The Heritage Minister's marching orders include two new taxes to prop up failing Canadian news broadcasters and new hate speech laws for digital platforms that will make social media companies responsible for the content they publish.

The newly issued ministerial mandate letter to Heritage Minister Pablo Rodriguez directs him to:

  • Reintroduce legislation to reform the Broadcasting Act to ensure foreign web giants contribute to the creation and promotion of Canadian stories and music.
  • Swiftly introduce legislation to require digital platforms that generate revenues from the publication of news content to share a portion of their revenues with Canadian news outlets to level the playing field between global platforms and Canadian outlets. This legislation should be modelled on the Australian approach and introduced in early 2022.
  • Continue efforts with the Minister of Justice and Attorney General of Canada to develop and introduce legislation as soon as possible to combat serious forms of harmful online content to protect Canadians and hold social media platforms and other online services accountable for the content they host. This legislation should be reflective of the feedback received during the recent consultations.

The mandate letter issued to Justice Minister David Lametti calls for the return of Section 13 of the Human Rights Act, repealed under former Conservative prime minister Stephen Harper in 2012, ordering Lametti to:

Continue efforts with the Minister of Canadian Heritage to develop and introduce legislation as soon as possible to combat serious forms of harmful online content to protect Canadians and hold social media platforms and other online services accountable for the content they host, including by strengthening the Canadian Human Rights Act and the Criminal Code to more effectively combat online hate and reintroduce measures to strengthen hate speech provisions, including the re-enactment of the former Section 13 provision.

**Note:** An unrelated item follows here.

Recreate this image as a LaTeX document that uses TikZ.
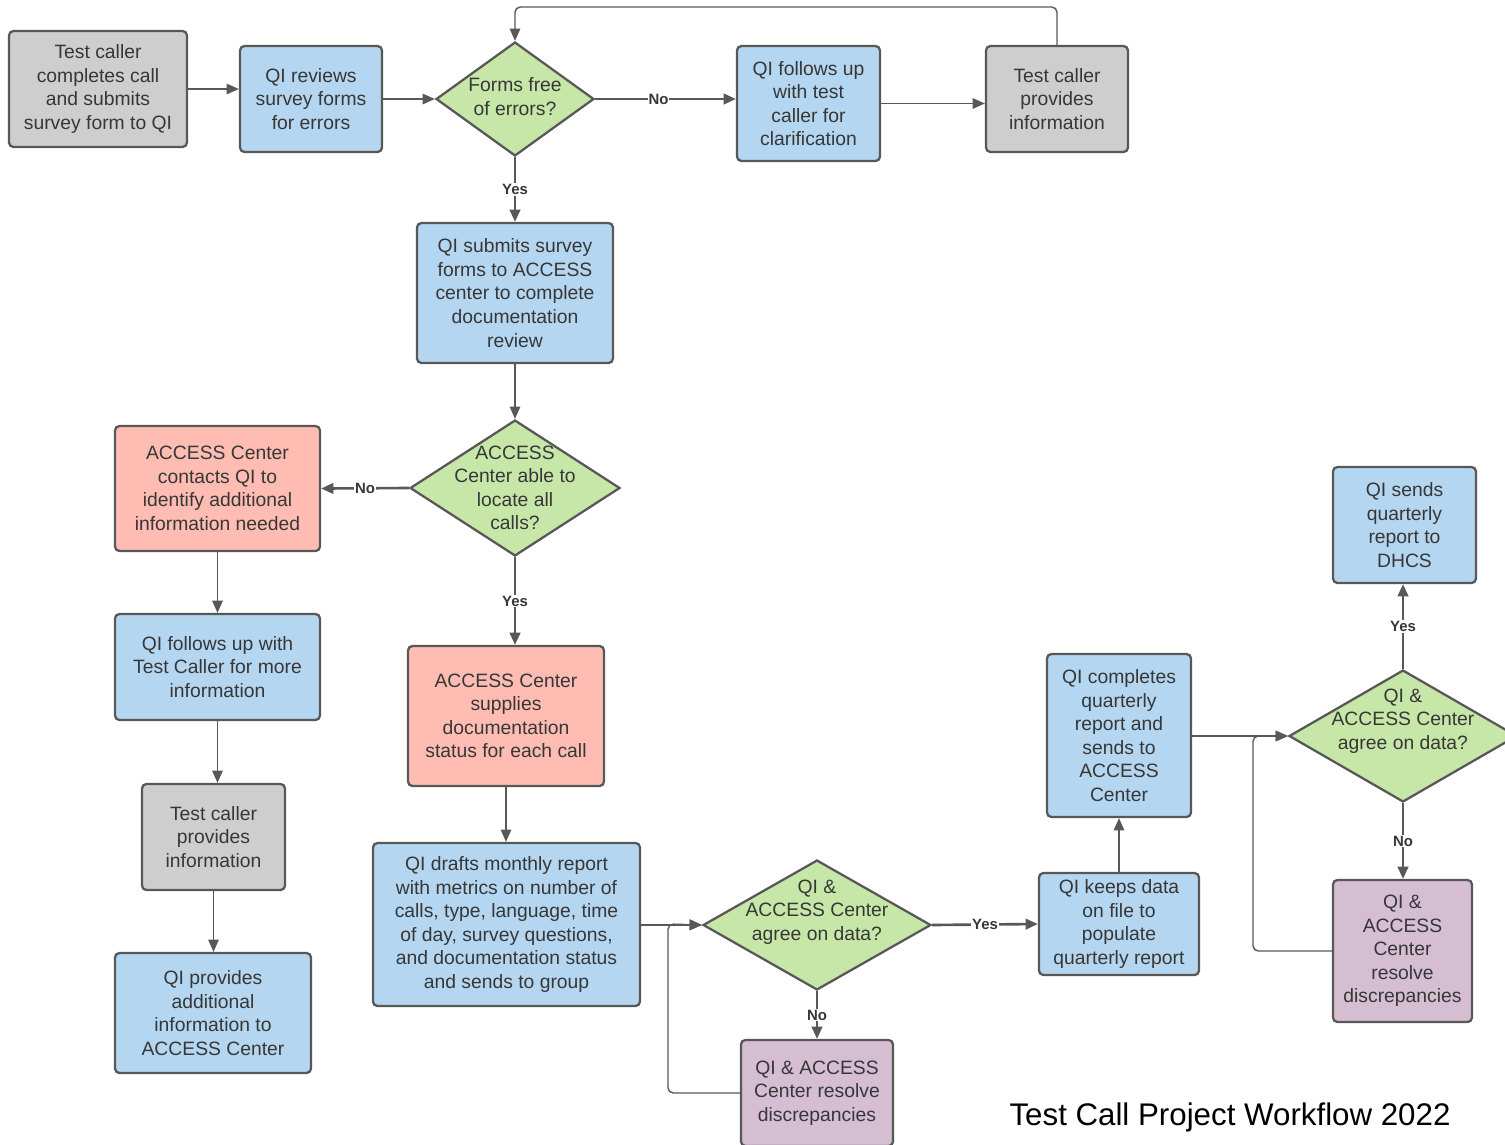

This legislation should be reflective of the feedback received during the recent consultations.

From 2001 until it was officially off the books in 2014, Section 13 read:

It is a discriminatory practice for a person or a group of persons acting in concert to communicate telephonically or to cause to be so communicated, repeatedly, in whole or in part by means of the facilities of a telecommunication undertaking within the legislative authority of Parliament, any matter that is likely to expose a person or persons to hatred or contempt by reason of the fact that that person or those persons are identifiable on the basis of a prohibited ground of discrimination.

The repeal of Section 13, ironically was first attempted at the behest of a Liberal MP.

In 2008, Liberal MP Keith Martin proposed a private member's motion (M-446) urging Parliament to repeal Section 13.

Martin described the legal test of likely to expose” as “a hole you could drive a Mack truck through,” and said it is being applied by “rogue commissions where a small number of people [are] determining what Canadians can and can't say.”

Martin argued in the House of Commons that history's most important ideas “were originally deemed to be sacrilegious and certainly in opposition to conventional wisdom. Who's to say that a commission cannot rule those ideas out of order and penalize people for saying or thinking them?”